I checked, PyPy used about 30mb, while vanilla Python was right around 3-4mb. So an order of magnitude.

slig · on Dec 13, 2011

Reading "Hacking Scrabble (part 1)" <http://news.ycombinator.com/item?id=3347720>; source, I remembered about this presentation. I learned a lot about it and thought you guys might like too.

insipid · on Dec 14, 2011

The follow-up presentation here is just as good, in my opinion: http://www.dabeaz.com/coroutines/Coroutines.pdf

slig · on Dec 14, 2011

Thank you! I'll read it ASAP.

pyre · on Dec 14, 2011

I've got an implementation of tee in Python. Python itself comes with a reverse tee (reading from multiple files/file-like objects), but there was nothing out there for writing once to multiple file (or file-like objects).

It wasn't as easy as one would think, because trying to use it in conjunction with something like subprocess.Popen() presents a problem since it requires a file object that has an actual file handle (i.e. file.fileno()) rather than just some mock-object that implements the right instance methods.

I need to get it up on github and/or pypi.

bockris · on Dec 14, 2011

http://docs.python.org/library/itertools.html

has an implementation of tee

pyre · on Dec 14, 2011

That's not the tee that I'm talking about.
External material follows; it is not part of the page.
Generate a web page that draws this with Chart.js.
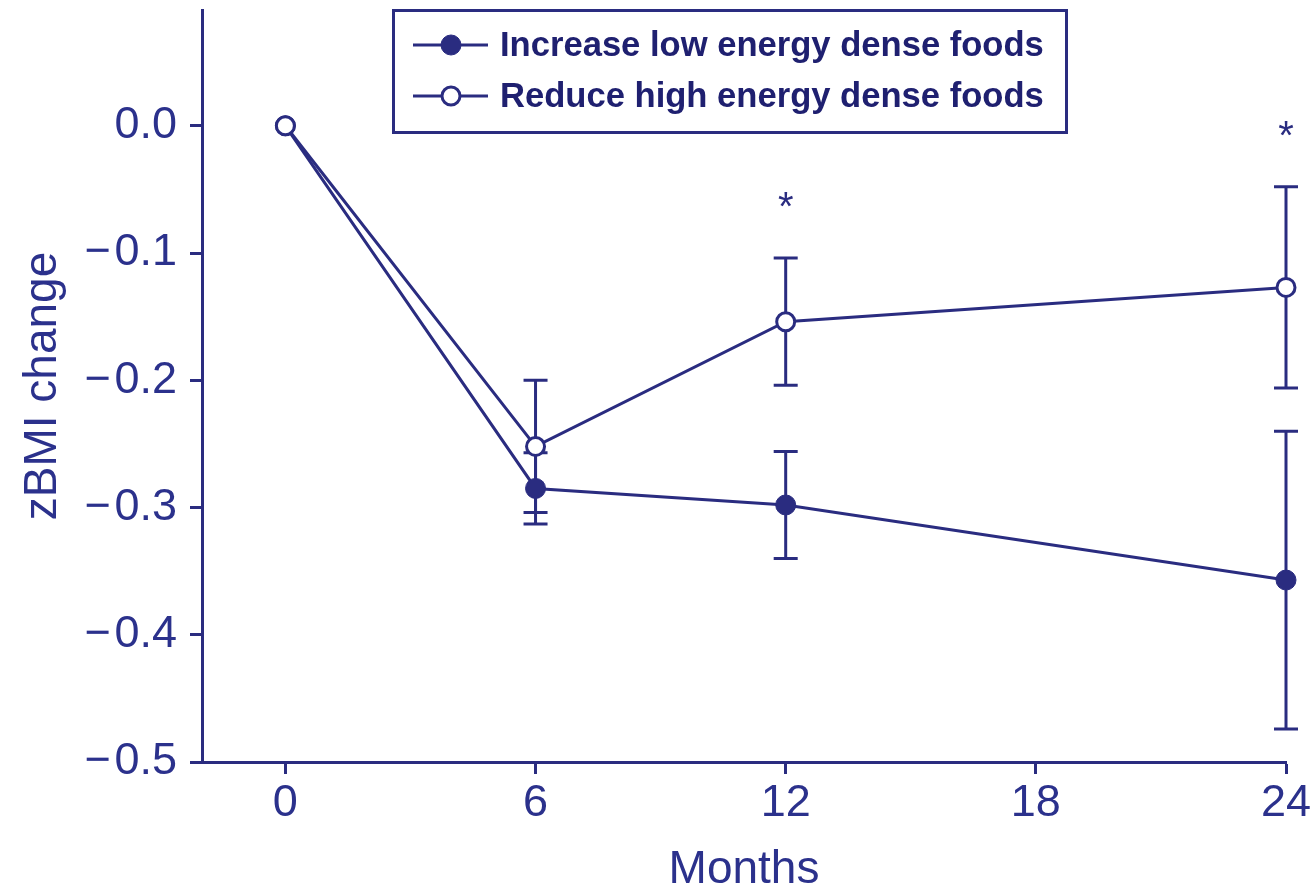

This takes one iterator and returns n multiple iterators:

http://docs.python.org/library/itertools.html#itertools.tee

This is what I'm talking about when I'm talking about tee:

http://linux.die.net/man/1/tee

Python has a reverse tee:

http://docs.python.org/library/fileinput.html

This iterates over input from multiple sources, but my implementation takes input from a single source and writes it to multiple destinations.

gerds · on Dec 13, 2011

Is there an equivalent in Ruby?

irahul · on Dec 14, 2011

Not as high level as Python's generator expressions, but you can use Ruby's fibers to implement generators.

rue · on Dec 14, 2011

Enumerator solves typical generator scenarios reasonably well, and are easy to implement for your own classes. They use Fibers internally, and include Enumerable. Enumerator supports both internal and external iteration.